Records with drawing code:
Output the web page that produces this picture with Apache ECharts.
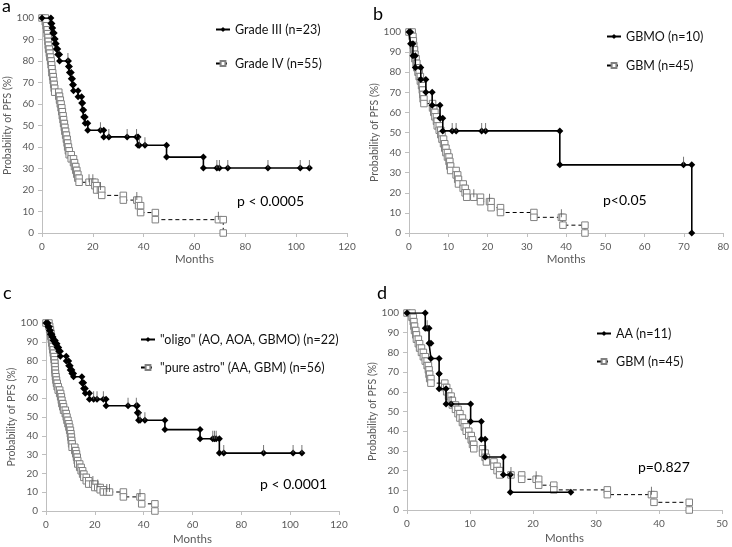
<!DOCTYPE html>
<html>
<head>
<meta charset="utf-8">
<script src="https://cdn.jsdelivr.net/npm/echarts@6/dist/echarts.min.js"></script>
<style>html,body{margin:0;padding:0;background:#fff}#c{width:732px;height:547px}</style>
</head>
<body>
<div id="c"></div>
<script>
// ---------- DATA (months, survival %) ----------
// Panel a
const aGrade3Events = [[3.5,97.4],[3.9,95.3],[4.2,93],[4.8,90.2],[5.2,88],[5.6,85.6],[6.2,83],[6.9,80],[10.4,77.4],[10.8,74.6],[11.5,71.8],[12,69],[12.4,66.2],[14.2,63.4],[15.6,60.5],[16,57.2],[16.4,54],[17,51],[18,47.8],[24.3,44.7],[37.8,40.8],[49,35.3],[63.5,30.2]];
const aGrade3Censors = [10.2,23,26.3,33.5,37.2,38.3,40.5,68.8,69.8,73.1,88.9,101.6,105.2];
const aGrade4Events = [[1.3,98.2],[1.6,96.4],[1.9,94.5],[2.1,92.7],[2.2,90.9],[2.4,89.1],[2.5,87.3],[2.6,85.5],[2.9,83.6],[3.1,81.8],[3.4,80],[3.6,78.2],[3.8,76.4],[3.9,74.5],[4.2,72.7],[4.4,70.9],[4.6,69.1],[4.8,67.3],[5.0,65.5],[6.6,63.6],[6.9,61.8],[7.2,60],[7.5,58.2],[7.8,56.4],[8.0,54.5],[8.3,52.7],[8.5,50.9],[8.8,49.1],[9.0,47.3],[9.3,45.5],[9.6,43.6],[9.9,41.8],[10.1,40],[10.4,38.2],[10.7,36.4],[11.5,34.5],[12.4,32.7],[12.8,30.9],[13.3,29.1],[13.7,27.3],[14.1,25.5],[14.6,23.6],[20.8,22],[21.5,20],[23.5,17.5],[32,15.3],[38,12.7],[38.8,9.5],[44.6,6.2],[71.3,0]];
const aGrade4Censors = [18.5,20,23,37.3,69.4];
// Panel b
const bGbmoEvents = [[0.4,94.1],[1.0,88.2],[1.6,82.3],[3.0,76.4],[4.3,70],[5.9,63.5],[7.9,57.1],[8.6,50.8],[38.4,33.9],[72,0]];
const bGbmoCensors = [11,12,18.5,19.5,69.9];
// GBM (n=45), used in panels b and d
const gbmEvents = [[0.8,97.8],[1.0,95.6],[1.1,93.3],[1.2,91.1],[1.4,88.9],[1.5,86.7],[1.8,84.4],[2.0,82.2],[2.3,80],[2.6,77.8],[2.9,75.6],[3.2,73.3],[3.4,71.1],[3.5,68.9],[3.6,66.7],[3.8,64.4],[6.0,62.2],[6.3,60],[6.6,57.8],[7.0,55.6],[7.2,53.3],[7.7,51.1],[8.1,48.9],[8.4,46.7],[8.8,44.4],[9.1,42.2],[9.4,40],[9.8,37.8],[10.2,35.6],[10.4,33.3],[10.6,31.1],[12.0,28.9],[12.4,26.7],[12.6,24.4],[13.8,22.2],[14.3,20],[14.7,17.8],[18.2,15.6],[20.9,12.6],[23.3,10.2],[31.8,7.8],[39.2,3.9],[44.8,0]];
const gbmCensors = [16.5,20.5,38.8];
// Panel c
const cOligoEvents = [[0.8,98],[1.4,96],[1.8,94],[2.4,92.6],[2.9,90.7],[3.8,89],[4.5,87],[5.2,85],[5.9,82.3],[8.3,79.8],[9.3,77.2],[9.9,75],[10.6,73.2],[11.3,71.4],[14.7,68.2],[15.4,65.2],[16.1,62.6],[17.8,59.4],[24.6,56],[37.4,52.2],[37.9,48.3],[48.7,43.3],[63.1,38.4],[71,30.8]];
const cOligoCensors = [19.5,20.9,23.5,33.6,37,38.5,40.5,68.3,69,69.7,72.8,89.1,101.2,104.8];
const cAstroEvents = [[1.2,98.2],[1.5,96.4],[1.8,94.6],[2.0,92.9],[2.2,91.1],[2.4,89.3],[2.6,87.5],[2.8,85.7],[3.0,83.9],[3.2,82.1],[3.4,80.4],[3.5,78.6],[3.6,76.8],[3.7,75],[3.8,73.2],[3.9,71.4],[4.1,69.6],[4.3,67.9],[4.6,66.1],[5.0,64.3],[5.6,62.5],[6.0,60.7],[6.3,58.9],[6.5,57.1],[6.9,55.4],[7.2,53.6],[7.9,51.8],[8.3,50],[8.6,48.2],[9.0,46.4],[9.4,44.6],[9.7,42.9],[10.0,41.1],[10.2,39.3],[10.4,37.5],[10.5,35.7],[10.7,33.9],[11.8,32.1],[12.2,30.4],[12.5,28.6],[12.8,26.8],[13.0,25],[13.8,23.2],[14.4,21.4],[15.0,19.6],[15.5,17.9],[16.5,16.1],[17.5,14.3],[20.0,12.5],[22.2,11.3],[23.5,10.1],[31.7,7.5],[39.2,3.8],[44.6,0]];
const cAstroCensors = [19.2,21.2,24.9,26,38.5];
// Panel d
const dAaEvents = [[2.9,92.3],[3.5,84.6],[3.8,76.9],[5.1,69.2],[5.1,61.5],[6.2,53.8],[10.1,44.9],[11.8,35.9],[12.4,26.9],[15.3,17.9],[16.4,9.0]];
const dAaCensors = [3.2,7.0];
const dAaLast = 26;

// Axis settings
const xMaxes = [120, 80, 120, 50];
const xSteps = [20, 10, 20, 10];
const names = {
  a1:'Grade III (n=23)', a2:'Grade IV (n=55)',
  b1:'GBMO (n=10)', b2:'GBM (n=45)',
  c1:'"oligo" (AO, AOA, GBMO) (n=22)', c2:'"pure astro" (AA, GBM) (n=56)',
  d1:'AA (n=11)', d2:'GBM (n=45)'
};
const pTexts = ['p < 0.0005','p<0.05','p < 0.0001','p=0.827'];
const panelLetters = ['a','b','c','d'];

// ---------- BUILD ----------
const FONT = 'Lato, "Open Sans", sans-serif';
function km(events, censors, last) {
  const items = events.map(e => ({t:e[0], s:e[1], ev:true}))
    .concat(censors.map(t => ({t:t, ev:false})));
  items.sort((a,b) => a.t - b.t);
  let cur = 100; const pts = [[0,100]]; const ticks = [];
  items.forEach(it => {
    if (it.ev) { pts.push([it.t, cur]); cur = it.s; pts.push([it.t, cur]); }
    else { pts.push([it.t, cur]); ticks.push([it.t, cur]); }
  });
  if (last != null) pts.push([last, cur]);
  return {pts, ticks};
}
const solidStyle = {
  symbol:'diamond', symbolSize:7,
  itemStyle:{color:'#000'},
  lineStyle:{color:'#000', width:1.6}
};
const dashStyle = {
  symbol:'rect', symbolSize:6.5,
  itemStyle:{color:'#fff', borderColor:'#808080', borderWidth:1},
  lineStyle:{color:'#000', width:1, type:[4,3]}
};
const series = [];
function addKM(name, gi, events, censors, last, st) {
  const r = km(events, censors, last);
  series.push(Object.assign({
    type:'line', name:name, xAxisIndex:gi, yAxisIndex:gi, data:r.pts,
    showAllSymbol:true, animation:false, z: st === solidStyle ? 4 : 3
  }, JSON.parse(JSON.stringify(st))));
  series.push({
    type:'scatter', name:name + ' censored', xAxisIndex:gi, yAxisIndex:gi, data:r.ticks,
    symbol:'rect', symbolSize:[1,8], symbolOffset:[0,-4], silent:true,
    itemStyle:{color:'#555'}, z:5, animation:false
  });
}
addKM(names.a2, 0, aGrade4Events, aGrade4Censors, null, dashStyle);
addKM(names.a1, 0, aGrade3Events, aGrade3Censors, null, solidStyle);
addKM(names.b2, 1, gbmEvents, gbmCensors, null, dashStyle);
addKM(names.b1, 1, bGbmoEvents, bGbmoCensors, null, solidStyle);
addKM(names.c2, 2, cAstroEvents, cAstroCensors, null, dashStyle);
addKM(names.c1, 2, cOligoEvents, cOligoCensors, null, solidStyle);
addKM(names.d2, 3, gbmEvents, gbmCensors, null, dashStyle);
addKM(names.d1, 3, dAaEvents, dAaCensors, dAaLast, solidStyle);

const grids = [
  {left:42, top:18, width:305, height:215},
  {left:409, top:32, width:315, height:201},
  {left:46, top:323, width:293, height:188},
  {left:407, top:313, width:315, height:197}
];
const xNameGaps = [18, 18, 22, 22];
const axisCol = '#bfbfbf', labCol = '#595959';
const xAxes = grids.map((g,i) => ({
  type:'value', gridIndex:i, min:0, max:xMaxes[i], interval:xSteps[i],
  name:'Months', nameLocation:'middle', nameGap:xNameGaps[i],
  nameTextStyle:{fontFamily:FONT, fontSize:11.5, color:labCol},
  axisLine:{show:true, lineStyle:{color:axisCol}},
  axisTick:{show:true, length:4, lineStyle:{color:axisCol}},
  splitLine:{show:false},
  axisLabel:{fontFamily:FONT, fontSize:10, color:labCol, margin:9}
}));
const yAxes = grids.map((g,i) => ({
  type:'value', gridIndex:i, min:0, max:100, interval:10,
  name:'Probability of PFS (%)', nameLocation:'middle', nameGap:29,
  nameTextStyle:{fontFamily:FONT, fontSize:10.5, color:labCol},
  axisLine:{show:true, lineStyle:{color:axisCol}},
  axisTick:{show:true, length:4, lineStyle:{color:axisCol}},
  splitLine:{show:false},
  axisLabel:{fontFamily:FONT, fontSize:10, color:labCol, margin:8}
}));

const legendPos = [
  [names.a1, 210, 26],[names.a2, 210, 60],
  [names.b1, 601, 33],[names.b2, 601, 62],
  [names.c1, 135, 336],[names.c2, 135, 364],
  [names.d1, 591, 330],[names.d2, 591, 358]
];
const legends = legendPos.map(l => ({
  data:[l[0]], left:l[1], top:l[2] - 8, itemWidth:14, itemHeight:6, itemGap:0,
  textStyle:{fontFamily:FONT, fontSize:12.5, color:'#111'}, selectedMode:false
}));

const pPos = [[237,201],[603,200],[260,484],[638,467]];
const letterPos = [[2,6.5],[373,14.5],[3,293.5],[377,293.5]];
const graphics = [];
pTexts.forEach((t,i) => graphics.push({type:'text', x:pPos[i][0], y:pPos[i][1],
  style:{text:t, font:'14px ' + FONT, fill:'#000', textVerticalAlign:'middle'}}));
panelLetters.forEach((t,i) => graphics.push({type:'text', x:letterPos[i][0], y:letterPos[i][1],
  style:{text:t, font:'18px ' + FONT, fill:'#000', textVerticalAlign:'middle'}}));

const chart = echarts.init(document.getElementById('c'));
chart.setOption({
  animation:false,
  backgroundColor:'#fff',
  grid:grids, xAxis:xAxes, yAxis:yAxes,
  legend:legends, series:series, graphic:graphics
});
</script>
</body>
</html>
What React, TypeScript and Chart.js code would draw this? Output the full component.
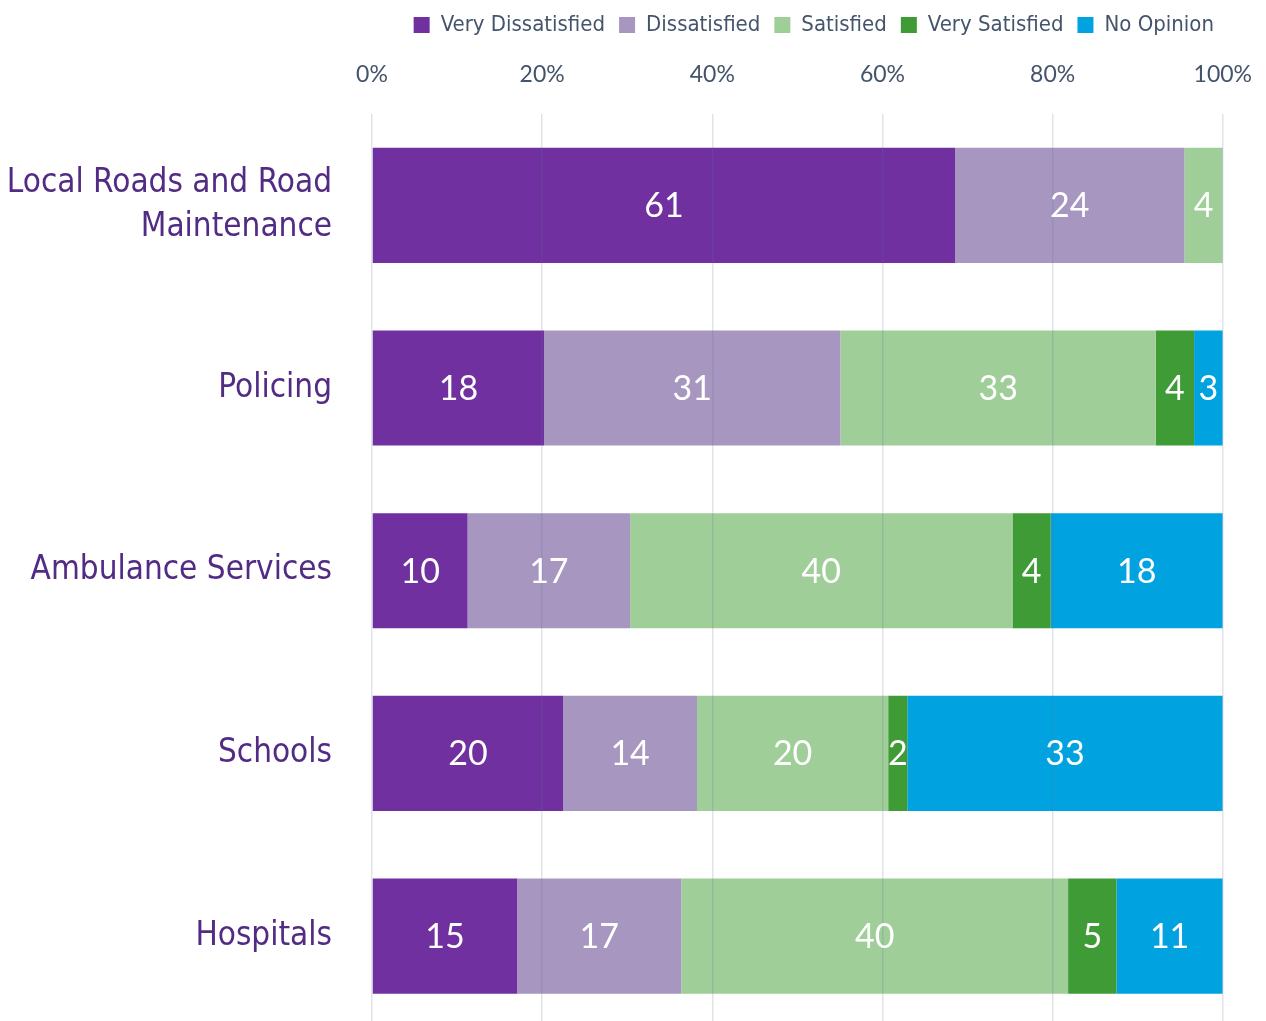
import React, { useEffect, useRef } from "react";
import { Chart, registerables } from "chart.js";

Chart.register(...registerables);

const categories: (string | string[])[] = [
  ["Local Roads and Road", "Maintenance"],
  "Policing",
  "Ambulance Services",
  "Schools",
  "Hospitals",
];

const seriesNames = ["Very Dissatisfied", "Dissatisfied", "Satisfied", "Very Satisfied", "No Opinion"];
const seriesColors = ["#7030A0", "#A696C0", "#A0CE98", "#3F9B35", "#00A2E0"];

const veryDissatisfied = [61, 18, 10, 20, 15];
const dissatisfied = [24, 31, 17, 14, 17];
const satisfied = [4, 33, 40, 20, 40];
const verySatisfied = [0, 4, 4, 2, 5];
const noOpinion = [0, 3, 18, 33, 11];

const xTickValues = [0, 20, 40, 60, 80, 100];

const NARROW = "'DejaVu Sans Condensed', 'DejaVu Sans', sans-serif";
const NUM = "Lato, 'Open Sans', sans-serif";

const W = 1278;
const H = 1112;

export default function App() {
  const ref = useRef<HTMLCanvasElement | null>(null);

  useEffect(() => {
    if (!ref.current) return;
    const counts = [veryDissatisfied, dissatisfied, satisfied, verySatisfied, noOpinion];
    const totals = categories.map((_, i) => counts.reduce((s, arr) => s + arr[i], 0));

    const labelPlugin = {
      id: "segLabels",
      afterDraw(chart: any) {
        const ctx = chart.ctx;
        ctx.save();
        ctx.fillStyle = "#FFFFFF";
        ctx.font = `34px ${NUM}`;
        ctx.textAlign = "center";
        ctx.textBaseline = "middle";
        chart.data.datasets.forEach((ds: any, di: number) => {
          const meta = chart.getDatasetMeta(di);
          meta.data.forEach((el: any, i: number) => {
            const c = ds.counts[i];
            if (!c) return;
            const p = el.getCenterPoint();
            ctx.fillText(String(c), p.x, p.y + 1);
          });
        });
        ctx.restore();
      },
    };

    const chart = new Chart(ref.current, {
      type: "bar",
      data: {
        labels: categories,
        datasets: counts.map((arr, k) => ({
          label: seriesNames[k],
          data: arr.map((v, i) => (v / totals[i]) * 100),
          counts: arr,
          backgroundColor: seriesColors[k],
          borderWidth: 0,
          categoryPercentage: 1,
          barPercentage: 0.63,
        })) as any,
      },
      options: {
        indexAxis: "y",
        animation: false,
        responsive: false,
        maintainAspectRatio: false,
        layout: { padding: { top: 0, right: 50, bottom: 0, left: 0 } },
        plugins: {
          tooltip: { enabled: false },
          legend: {
            position: "top",
            fullSize: true,
            align: "end",
            labels: {
              boxWidth: 16,
              boxHeight: 16,
              padding: 14,
              color: "#44546A",
              font: { family: NARROW, size: 22, lineHeight: 1 },
            },
          },
        },
        scales: {
          x: {
            position: "top",
            stacked: true,
            min: 0,
            max: 100,
            afterBuildTicks(scale: any) {
              scale.ticks = xTickValues.map((v) => ({ value: v }));
            },
            afterFit(scale: any) {
              scale.height = 68;
            },
            ticks: {
              padding: 26,
              color: "#44546A",
              font: { family: NUM, size: 23 },
              callback: (v: any) => `${v}%`,
            },
            grid: {
              drawTicks: false,
              color: "rgba(100,115,150,0.2)",
              lineWidth: 1.5,
              z: 1,
            },
            border: { display: false },
          },
          y: {
            stacked: true,
            afterFit(scale: any) {
              scale.width = 372;
            },
            ticks: {
              padding: 40,
              color: "#522C84",
              font: { family: NARROW, size: 33, lineHeight: 1.35 },
            },
            grid: { display: false, drawTicks: false },
            border: { display: false },
          },
        },
      },
      plugins: [labelPlugin],
    } as any);
    return () => chart.destroy();
  }, []);

  return (
    <div style={{ position: "fixed", left: 0, top: 0, width: W, height: H, background: "#fff" }}>
      <canvas ref={ref} width={W} height={H} style={{ display: "block", width: W, height: H }} />
    </div>
  );
}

Written problem => Copy nothing but the lines above from the one with "What React, TypeScript" to the one with "const ref = useRef<HTMLCanvasElement", inclusive, word for word. Leave every picture out.

Output below =>
What React, TypeScript and Chart.js code would draw this? Output the full component.
import React, { useEffect, useRef } from "react";
import { Chart, registerables } from "chart.js";

Chart.register(...registerables);

const categories: (string | string[])[] = [
  ["Local Roads and Road", "Maintenance"],
  "Policing",
  "Ambulance Services",
  "Schools",
  "Hospitals",
];

const seriesNames = ["Very Dissatisfied", "Dissatisfied", "Satisfied", "Very Satisfied", "No Opinion"];
const seriesColors = ["#7030A0", "#A696C0", "#A0CE98", "#3F9B35", "#00A2E0"];

const veryDissatisfied = [61, 18, 10, 20, 15];
const dissatisfied = [24, 31, 17, 14, 17];
const satisfied = [4, 33, 40, 20, 40];
const verySatisfied = [0, 4, 4, 2, 5];
const noOpinion = [0, 3, 18, 33, 11];

const xTickValues = [0, 20, 40, 60, 80, 100];

const NARROW = "'DejaVu Sans Condensed', 'DejaVu Sans', sans-serif";
const NUM = "Lato, 'Open Sans', sans-serif";

const W = 1278;
const H = 1112;

export default function App() {
  const ref = useRef<HTMLCanvasElement | null>(null);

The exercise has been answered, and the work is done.